Paul Carberry retired from race-riding in 2016 after a long, successful and occasionally turbulent career. Last month his brother Philip, a Champion Hurdle winning rider, also retired from the saddle. Their sister Nina is still one of Ireland’s outstanding amateur riders and a pioneer for female jockeys.
All three rode winners of the Irish Grand National – a race their father won twice on Brown Lad in 1975-76 – at the Fairyhouse track close to where Carberry was brought up.
A champion apprentice jockey on the flat in 1959, the first of Carberry’s 16 Cheltenham festival winners came in 1962 on board Tripacer. The horse was trained by his father-in-law Dan Moore. Twenty years later his final Cheltenham winner, The Brockshee, was trained by Moore’s son Arthur.
In between Carberry won almost every major Cheltenham prize at least once. Inkslinger won the Champion Chase in 1973. Brown Lad (1975) and Town Ship (1977) landed the Stayers Hurdle, but three Gold Cup victories were the highlight.
L’Escargot, the horse owned by the American ambassador to Ireland Raymond Guest, won steeplechases’ “Blue Riband” in both 1970 and 1971. Ten Up carried the Arkle colours of the Duchess of Westminster to success in 1975.
Carberry was also first past the post in the 1980 Gold Cup, but Tied Cottage was later disqualified after failing a dope test.
However, despite Cheltenham glory, and significant successes on the flat that also included the Beresford Stakes on Just A Game in 1978, it’s the Aintree National that will always be the most evocative chapter of a storied career.

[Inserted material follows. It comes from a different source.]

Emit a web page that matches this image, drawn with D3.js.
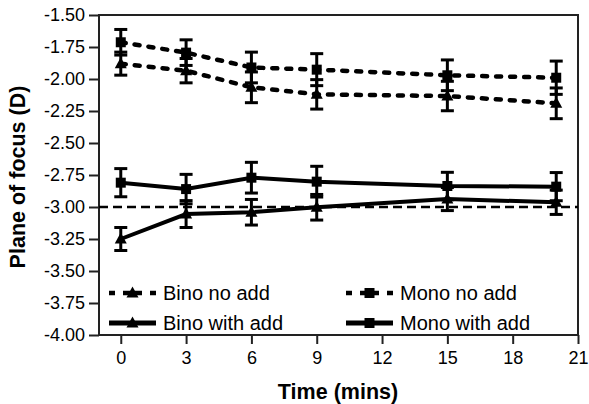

The by-then veteran L’Escargot was something of a National spoilsport in 1975. Placed in the race twice before, L’Escargot denied Red Rum a hat-trick, bounding clear in the closing stages to eventually win by 15 lengths. Almost a quarter of a century later the story got a perfect ending.
Paul Carberry had only been born the year before L’Escargot’s National but later recalled: “From an early age, myself and my brothers had watched reruns of Dad winning the Grand National...It was the ultimate achievement in racing.”

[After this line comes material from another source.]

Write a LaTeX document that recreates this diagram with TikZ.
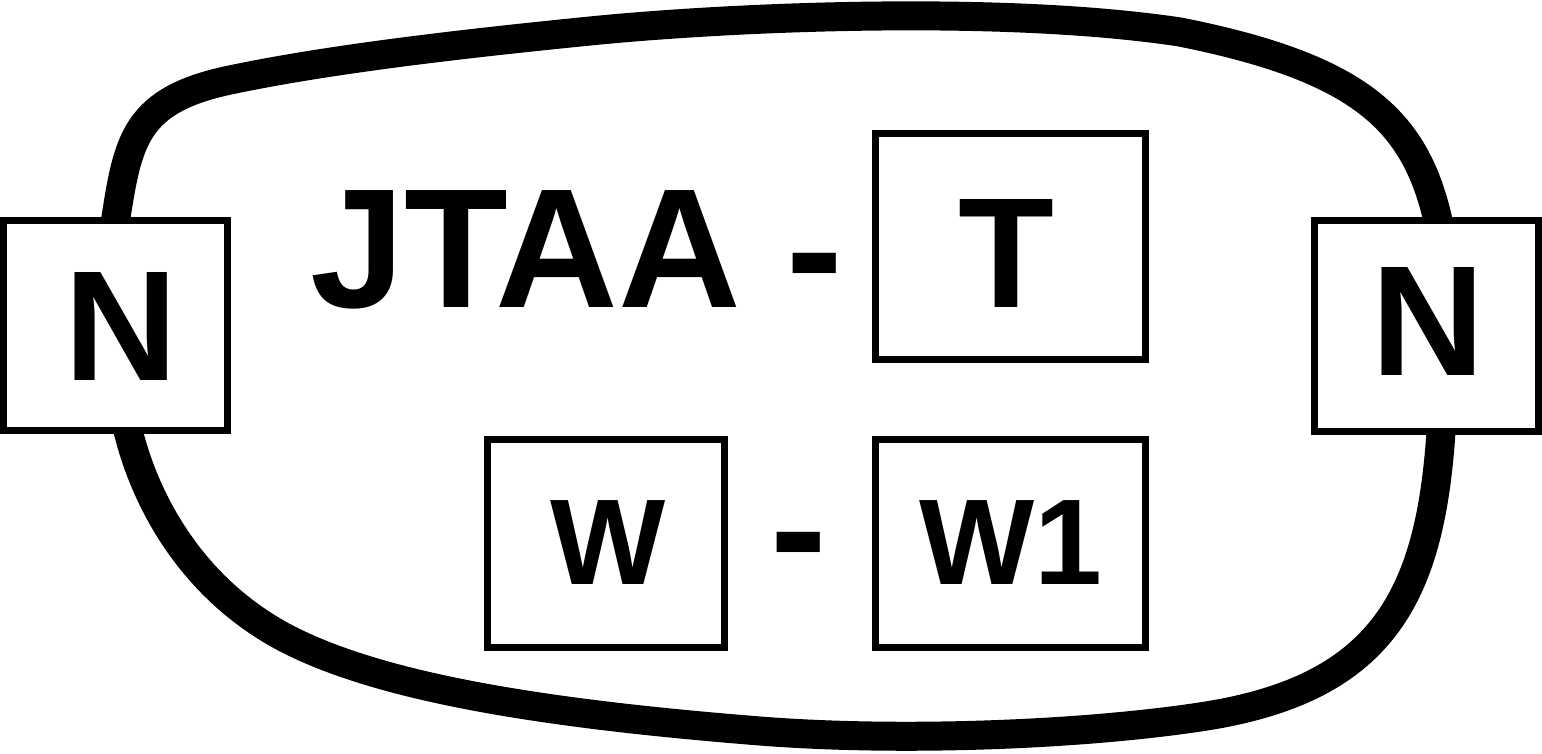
\documentclass[tikz,border=0pt]{standalone}
\usepackage{fontspec}
\setmainfont{Liberation Sans}
\usetikzlibrary{backgrounds,calc}
\begin{document}
\begin{tikzpicture}[x=1pt,y=-1pt,
  box/.style={draw,line width=7pt,fill=white,inner sep=0pt,outer sep=0pt},
  bigtxt/.style={font=\bfseries\fontsize{157}{157}\selectfont,inner sep=0pt},
  midtxt/.style={font=\bfseries\fontsize{122}{122}\selectfont,inner sep=0pt},
  hugetxt/.style={font=\bfseries\fontsize{170}{170}\selectfont,inner sep=0pt,outer sep=0pt},
  loopline/.style={draw,line width=29pt,line join=round}]
\useasboundingbox (0,0) rectangle (1542,753);
% boxes
\node[box,minimum width=224pt,minimum height=210pt] (Nl) at (115.5,325.5) {};
\node[box,minimum width=224pt,minimum height=211pt] (Nr) at (1426.5,326) {};
\node[box,minimum width=270pt,minimum height=226pt] (T) at (1010.5,246.5) {};
\node[box,minimum width=237pt,minimum height=208pt] (W) at (606,543.5) {};
\node[box,minimum width=270pt,minimum height=208pt] (W1) at (1010.5,543.5) {};
% box labels
\node[bigtxt] (Nltext) at ($(Nl.center)+(6,0.5)$) {N};
\node[bigtxt] (Nrtext) at ($(Nr.center)+(2,-4.5)$) {N};
\node[bigtxt] (Ttext) at ($(T.center)+(-4.5,6.5)$) {T};
\node[midtxt] (Wtext) at ($(W.center)+(2.5,-0.5)$) {W};
\node[midtxt] (W1text) at ($(W1.center)+(0,-0.5)$) {W1};
% free texts
\node[hugetxt,anchor=base west] (J) at (310,307) {JTAA};
\node[hugetxt,anchor=base] (d1) at (815,307) {-};
\node[hugetxt,anchor=base] (d2) at (799,586) {-};
% loop
\begin{scope}[on background layer]
\path[loopline] (Nl.north)
  .. controls (128,140) and (135,100) .. (230,80)
  .. controls (325,60) and (450,45) .. (590,31)
  .. controls (730,17) and (1000,5) .. (1180,32)
  .. controls (1360,68) and (1415,120) .. ($(Nr.north)+(11.5,0)$)
  -- ($(Nr.south)+(14.5,0)$)
  .. controls (1430,600) and (1380,690) .. (1200,717)
  .. controls (1080,735) and (900,742) .. (760,731)
  .. controls (560,715) and (380,690) .. (280,635)
  .. controls (190,585) and (145,500) .. ($(Nl.south)+(12.5,0)$)
  -- cycle;
\end{scope}
\end{tikzpicture}
\end{document}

Bobbyjo had won the Irish Grand National in 1998, and was a 10-1 shot to win at Aintree. However, no Irish-trained horse had won over the famous fences since L’Escargot. Nevertheless the colourful father-son team bridged the gap in style as Bobbyjo won by 10 lengths.
It meant Tommy Carberry joined one of racing’s most exclusive clubs, becoming just the fifth man to both ride and train a Grand National winner. Immediately after the race he described the feeling of training a National winner as “lot, lot better” than riding one.
There were exuberant celebrations afterwards which could be said to have deflected a little from the scale of Carberry’s achievement considering Bobbyjo was one of just 15 horses he had in training at the time.
The victory heralded an unprecedented run of Irish success in the Aintree National with five more victories for horses trained here over the following eight years.
Carberry had suffered ill health in recent months, and died in Curragha Nursing Home in Co Meath. His passing came only two days after the death of another legendary former champion jockey Martin Molony.
A hugely popular figure within racing, Carberry was aptly described as a “marvellous horseman and a great jockey” by Frank Berry with whom he shared the Irish jockeys championship in 1975.
Tommy Carberry is survived by his widow Pamela, sons Thomas, Paul, Philip, Mark and Peter Jon, and daughter Nina.